| Direction |
Copy every line, leaving nothing out and adding nothing.

| Collected material |

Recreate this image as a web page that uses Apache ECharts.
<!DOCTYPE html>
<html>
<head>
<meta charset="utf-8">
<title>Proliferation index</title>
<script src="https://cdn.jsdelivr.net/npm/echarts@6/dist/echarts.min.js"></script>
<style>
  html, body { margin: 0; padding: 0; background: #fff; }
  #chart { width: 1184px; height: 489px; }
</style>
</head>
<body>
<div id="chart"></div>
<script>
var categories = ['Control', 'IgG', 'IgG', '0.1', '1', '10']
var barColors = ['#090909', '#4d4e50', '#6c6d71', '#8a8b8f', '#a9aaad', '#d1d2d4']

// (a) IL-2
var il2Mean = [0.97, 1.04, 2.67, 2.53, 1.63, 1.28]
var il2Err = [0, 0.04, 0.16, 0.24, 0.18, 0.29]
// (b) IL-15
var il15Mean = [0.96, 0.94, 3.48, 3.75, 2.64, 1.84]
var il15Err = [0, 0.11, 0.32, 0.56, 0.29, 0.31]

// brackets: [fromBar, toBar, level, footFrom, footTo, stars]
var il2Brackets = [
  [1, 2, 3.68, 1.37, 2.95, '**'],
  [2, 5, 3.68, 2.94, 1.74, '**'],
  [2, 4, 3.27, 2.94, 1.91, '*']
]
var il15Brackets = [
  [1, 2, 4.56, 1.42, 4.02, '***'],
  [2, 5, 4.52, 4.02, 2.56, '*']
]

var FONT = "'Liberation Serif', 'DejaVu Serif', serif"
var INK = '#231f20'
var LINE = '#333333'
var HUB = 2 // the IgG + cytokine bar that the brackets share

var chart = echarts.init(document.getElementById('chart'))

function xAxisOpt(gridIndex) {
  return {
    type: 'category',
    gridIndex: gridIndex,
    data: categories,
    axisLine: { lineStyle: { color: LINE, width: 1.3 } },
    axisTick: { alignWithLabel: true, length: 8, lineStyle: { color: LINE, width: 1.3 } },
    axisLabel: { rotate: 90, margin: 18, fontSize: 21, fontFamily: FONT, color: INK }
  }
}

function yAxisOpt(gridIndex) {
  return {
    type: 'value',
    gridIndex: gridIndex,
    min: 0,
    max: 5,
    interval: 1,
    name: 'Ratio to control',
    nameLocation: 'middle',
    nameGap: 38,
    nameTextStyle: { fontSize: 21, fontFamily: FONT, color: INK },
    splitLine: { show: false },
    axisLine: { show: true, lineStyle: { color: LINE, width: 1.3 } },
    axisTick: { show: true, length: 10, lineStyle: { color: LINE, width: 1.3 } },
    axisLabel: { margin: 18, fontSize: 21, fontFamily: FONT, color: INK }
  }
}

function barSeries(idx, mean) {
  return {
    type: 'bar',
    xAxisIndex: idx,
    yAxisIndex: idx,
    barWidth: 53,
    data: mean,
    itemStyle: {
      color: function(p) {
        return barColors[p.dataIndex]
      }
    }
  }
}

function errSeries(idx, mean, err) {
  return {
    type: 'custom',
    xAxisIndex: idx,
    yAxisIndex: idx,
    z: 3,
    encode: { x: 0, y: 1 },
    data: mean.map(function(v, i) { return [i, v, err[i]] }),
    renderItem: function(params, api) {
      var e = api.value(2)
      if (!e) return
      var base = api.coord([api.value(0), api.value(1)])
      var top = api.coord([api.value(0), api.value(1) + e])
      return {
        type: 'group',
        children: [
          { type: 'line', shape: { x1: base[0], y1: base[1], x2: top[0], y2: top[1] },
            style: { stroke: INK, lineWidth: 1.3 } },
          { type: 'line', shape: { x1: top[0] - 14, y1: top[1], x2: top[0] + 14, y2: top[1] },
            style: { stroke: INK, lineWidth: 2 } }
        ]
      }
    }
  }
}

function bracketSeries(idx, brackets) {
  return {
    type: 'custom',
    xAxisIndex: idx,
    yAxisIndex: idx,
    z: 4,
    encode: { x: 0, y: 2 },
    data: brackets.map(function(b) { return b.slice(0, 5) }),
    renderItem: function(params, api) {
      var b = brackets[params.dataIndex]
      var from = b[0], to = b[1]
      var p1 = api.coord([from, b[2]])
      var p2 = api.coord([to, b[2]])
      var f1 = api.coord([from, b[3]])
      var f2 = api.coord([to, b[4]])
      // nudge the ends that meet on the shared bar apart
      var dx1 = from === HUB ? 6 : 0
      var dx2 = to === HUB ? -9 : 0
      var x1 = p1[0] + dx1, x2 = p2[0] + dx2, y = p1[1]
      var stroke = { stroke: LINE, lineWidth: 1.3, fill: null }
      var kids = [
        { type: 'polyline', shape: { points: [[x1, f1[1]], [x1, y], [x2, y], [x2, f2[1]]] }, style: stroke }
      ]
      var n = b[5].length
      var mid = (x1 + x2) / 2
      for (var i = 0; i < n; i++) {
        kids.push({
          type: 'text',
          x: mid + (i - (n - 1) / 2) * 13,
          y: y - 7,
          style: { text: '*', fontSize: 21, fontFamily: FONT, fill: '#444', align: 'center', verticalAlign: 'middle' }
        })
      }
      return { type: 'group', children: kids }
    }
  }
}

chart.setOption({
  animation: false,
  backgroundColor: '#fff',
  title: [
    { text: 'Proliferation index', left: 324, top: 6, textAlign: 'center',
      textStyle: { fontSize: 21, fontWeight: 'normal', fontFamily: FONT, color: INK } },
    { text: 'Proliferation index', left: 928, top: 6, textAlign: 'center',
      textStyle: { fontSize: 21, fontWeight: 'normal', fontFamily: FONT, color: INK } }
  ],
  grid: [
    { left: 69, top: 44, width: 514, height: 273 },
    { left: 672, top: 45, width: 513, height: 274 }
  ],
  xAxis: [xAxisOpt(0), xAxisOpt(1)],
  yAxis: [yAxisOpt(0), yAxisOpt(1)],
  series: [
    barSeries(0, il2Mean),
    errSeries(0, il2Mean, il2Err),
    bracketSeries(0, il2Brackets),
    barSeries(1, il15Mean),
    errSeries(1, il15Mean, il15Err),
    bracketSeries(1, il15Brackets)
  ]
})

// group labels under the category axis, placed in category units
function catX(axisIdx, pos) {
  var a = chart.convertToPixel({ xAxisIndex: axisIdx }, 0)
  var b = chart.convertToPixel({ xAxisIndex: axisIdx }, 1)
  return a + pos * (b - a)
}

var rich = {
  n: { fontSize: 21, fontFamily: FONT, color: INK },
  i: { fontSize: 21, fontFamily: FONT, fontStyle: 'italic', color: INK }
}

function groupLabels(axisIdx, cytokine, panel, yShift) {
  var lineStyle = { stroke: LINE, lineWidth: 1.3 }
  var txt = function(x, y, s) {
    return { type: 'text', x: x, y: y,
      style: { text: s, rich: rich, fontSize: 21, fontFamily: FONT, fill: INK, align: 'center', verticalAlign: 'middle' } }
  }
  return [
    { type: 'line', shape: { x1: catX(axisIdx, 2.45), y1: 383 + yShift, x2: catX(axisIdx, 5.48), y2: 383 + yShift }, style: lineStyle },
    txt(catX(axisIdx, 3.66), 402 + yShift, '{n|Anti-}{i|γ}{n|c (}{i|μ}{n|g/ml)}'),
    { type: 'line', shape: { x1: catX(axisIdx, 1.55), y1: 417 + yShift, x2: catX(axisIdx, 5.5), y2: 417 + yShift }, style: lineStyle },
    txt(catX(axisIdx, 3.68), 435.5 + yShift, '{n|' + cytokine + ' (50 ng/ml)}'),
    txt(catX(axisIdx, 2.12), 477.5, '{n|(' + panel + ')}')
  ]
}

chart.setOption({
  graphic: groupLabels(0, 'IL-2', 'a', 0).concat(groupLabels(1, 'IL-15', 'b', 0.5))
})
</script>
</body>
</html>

| Exercise output |
Recreate this image as a web page that uses Apache ECharts.
<!DOCTYPE html>
<html>
<head>
<meta charset="utf-8">
<title>Proliferation index</title>
<script src="https://cdn.jsdelivr.net/npm/echarts@6/dist/echarts.min.js"></script>
<style>
  html, body { margin: 0; padding: 0; background: #fff; }
  #chart { width: 1184px; height: 489px; }
</style>
</head>
<body>
<div id="chart"></div>
<script>
var categories = ['Control', 'IgG', 'IgG', '0.1', '1', '10']
var barColors = ['#090909', '#4d4e50', '#6c6d71', '#8a8b8f', '#a9aaad', '#d1d2d4']

// (a) IL-2
var il2Mean = [0.97, 1.04, 2.67, 2.53, 1.63, 1.28]
var il2Err = [0, 0.04, 0.16, 0.24, 0.18, 0.29]
// (b) IL-15
var il15Mean = [0.96, 0.94, 3.48, 3.75, 2.64, 1.84]
var il15Err = [0, 0.11, 0.32, 0.56, 0.29, 0.31]

// brackets: [fromBar, toBar, level, footFrom, footTo, stars]
var il2Brackets = [
  [1, 2, 3.68, 1.37, 2.95, '**'],
  [2, 5, 3.68, 2.94, 1.74, '**'],
  [2, 4, 3.27, 2.94, 1.91, '*']
]
var il15Brackets = [
  [1, 2, 4.56, 1.42, 4.02, '***'],
  [2, 5, 4.52, 4.02, 2.56, '*']
]

var FONT = "'Liberation Serif', 'DejaVu Serif', serif"
var INK = '#231f20'
var LINE = '#333333'
var HUB = 2 // the IgG + cytokine bar that the brackets share

var chart = echarts.init(document.getElementById('chart'))

function xAxisOpt(gridIndex) {
  return {
    type: 'category',
    gridIndex: gridIndex,
    data: categories,
    axisLine: { lineStyle: { color: LINE, width: 1.3 } },
    axisTick: { alignWithLabel: true, length: 8, lineStyle: { color: LINE, width: 1.3 } },
    axisLabel: { rotate: 90, margin: 18, fontSize: 21, fontFamily: FONT, color: INK }
  }
}

function yAxisOpt(gridIndex) {
  return {
    type: 'value',
    gridIndex: gridIndex,
    min: 0,
    max: 5,
    interval: 1,
    name: 'Ratio to control',
    nameLocation: 'middle',
    nameGap: 38,
    nameTextStyle: { fontSize: 21, fontFamily: FONT, color: INK },
    splitLine: { show: false },
    axisLine: { show: true, lineStyle: { color: LINE, width: 1.3 } },
    axisTick: { show: true, length: 10, lineStyle: { color: LINE, width: 1.3 } },
    axisLabel: { margin: 18, fontSize: 21, fontFamily: FONT, color: INK }
  }
}

function barSeries(idx, mean) {
  return {
    type: 'bar',
    xAxisIndex: idx,
    yAxisIndex: idx,
    barWidth: 53,
    data: mean,
    itemStyle: {
      color: function(p) {
        return barColors[p.dataIndex]
      }
    }
  }
}

function errSeries(idx, mean, err) {
  return {
    type: 'custom',
    xAxisIndex: idx,
    yAxisIndex: idx,
    z: 3,
    encode: { x: 0, y: 1 },
    data: mean.map(function(v, i) { return [i, v, err[i]] }),
    renderItem: function(params, api) {
      var e = api.value(2)
      if (!e) return
      var base = api.coord([api.value(0), api.value(1)])
      var top = api.coord([api.value(0), api.value(1) + e])
      return {
        type: 'group',
        children: [
          { type: 'line', shape: { x1: base[0], y1: base[1], x2: top[0], y2: top[1] },
            style: { stroke: INK, lineWidth: 1.3 } },
          { type: 'line', shape: { x1: top[0] - 14, y1: top[1], x2: top[0] + 14, y2: top[1] },
            style: { stroke: INK, lineWidth: 2 } }
        ]
      }
    }
  }
}

function bracketSeries(idx, brackets) {
  return {
    type: 'custom',
    xAxisIndex: idx,
    yAxisIndex: idx,
    z: 4,
    encode: { x: 0, y: 2 },
    data: brackets.map(function(b) { return b.slice(0, 5) }),
    renderItem: function(params, api) {
      var b = brackets[params.dataIndex]
      var from = b[0], to = b[1]
      var p1 = api.coord([from, b[2]])
      var p2 = api.coord([to, b[2]])
      var f1 = api.coord([from, b[3]])
      var f2 = api.coord([to, b[4]])
      // nudge the ends that meet on the shared bar apart
      var dx1 = from === HUB ? 6 : 0
      var dx2 = to === HUB ? -9 : 0
      var x1 = p1[0] + dx1, x2 = p2[0] + dx2, y = p1[1]
      var stroke = { stroke: LINE, lineWidth: 1.3, fill: null }
      var kids = [
        { type: 'polyline', shape: { points: [[x1, f1[1]], [x1, y], [x2, y], [x2, f2[1]]] }, style: stroke }
      ]
      var n = b[5].length
      var mid = (x1 + x2) / 2
      for (var i = 0; i < n; i++) {
        kids.push({
          type: 'text',
          x: mid + (i - (n - 1) / 2) * 13,
          y: y - 7,
          style: { text: '*', fontSize: 21, fontFamily: FONT, fill: '#444', align: 'center', verticalAlign: 'middle' }
        })
      }
      return { type: 'group', children: kids }
    }
  }
}

chart.setOption({
  animation: false,
  backgroundColor: '#fff',
  title: [
    { text: 'Proliferation index', left: 324, top: 6, textAlign: 'center',
      textStyle: { fontSize: 21, fontWeight: 'normal', fontFamily: FONT, color: INK } },
    { text: 'Proliferation index', left: 928, top: 6, textAlign: 'center',
      textStyle: { fontSize: 21, fontWeight: 'normal', fontFamily: FONT, color: INK } }
  ],
  grid: [
    { left: 69, top: 44, width: 514, height: 273 },
    { left: 672, top: 45, width: 513, height: 274 }
  ],
  xAxis: [xAxisOpt(0), xAxisOpt(1)],
  yAxis: [yAxisOpt(0), yAxisOpt(1)],
  series: [
    barSeries(0, il2Mean),
    errSeries(0, il2Mean, il2Err),
    bracketSeries(0, il2Brackets),
    barSeries(1, il15Mean),
    errSeries(1, il15Mean, il15Err),
    bracketSeries(1, il15Brackets)
  ]
})

// group labels under the category axis, placed in category units
function catX(axisIdx, pos) {
  var a = chart.convertToPixel({ xAxisIndex: axisIdx }, 0)
  var b = chart.convertToPixel({ xAxisIndex: axisIdx }, 1)
  return a + pos * (b - a)
}

var rich = {
  n: { fontSize: 21, fontFamily: FONT, color: INK },
  i: { fontSize: 21, fontFamily: FONT, fontStyle: 'italic', color: INK }
}

function groupLabels(axisIdx, cytokine, panel, yShift) {
  var lineStyle = { stroke: LINE, lineWidth: 1.3 }
  var txt = function(x, y, s) {
    return { type: 'text', x: x, y: y,
      style: { text: s, rich: rich, fontSize: 21, fontFamily: FONT, fill: INK, align: 'center', verticalAlign: 'middle' } }
  }
  return [
    { type: 'line', shape: { x1: catX(axisIdx, 2.45), y1: 383 + yShift, x2: catX(axisIdx, 5.48), y2: 383 + yShift }, style: lineStyle },
    txt(catX(axisIdx, 3.66), 402 + yShift, '{n|Anti-}{i|γ}{n|c (}{i|μ}{n|g/ml)}'),
    { type: 'line', shape: { x1: catX(axisIdx, 1.55), y1: 417 + yShift, x2: catX(axisIdx, 5.5), y2: 417 + yShift }, style: lineStyle },
    txt(catX(axisIdx, 3.68), 435.5 + yShift, '{n|' + cytokine + ' (50 ng/ml)}'),
    txt(catX(axisIdx, 2.12), 477.5, '{n|(' + panel + ')}')
  ]
}

chart.setOption({
  graphic: groupLabels(0, 'IL-2', 'a', 0).concat(groupLabels(1, 'IL-15', 'b', 0.5))
})
</script>
</body>
</html>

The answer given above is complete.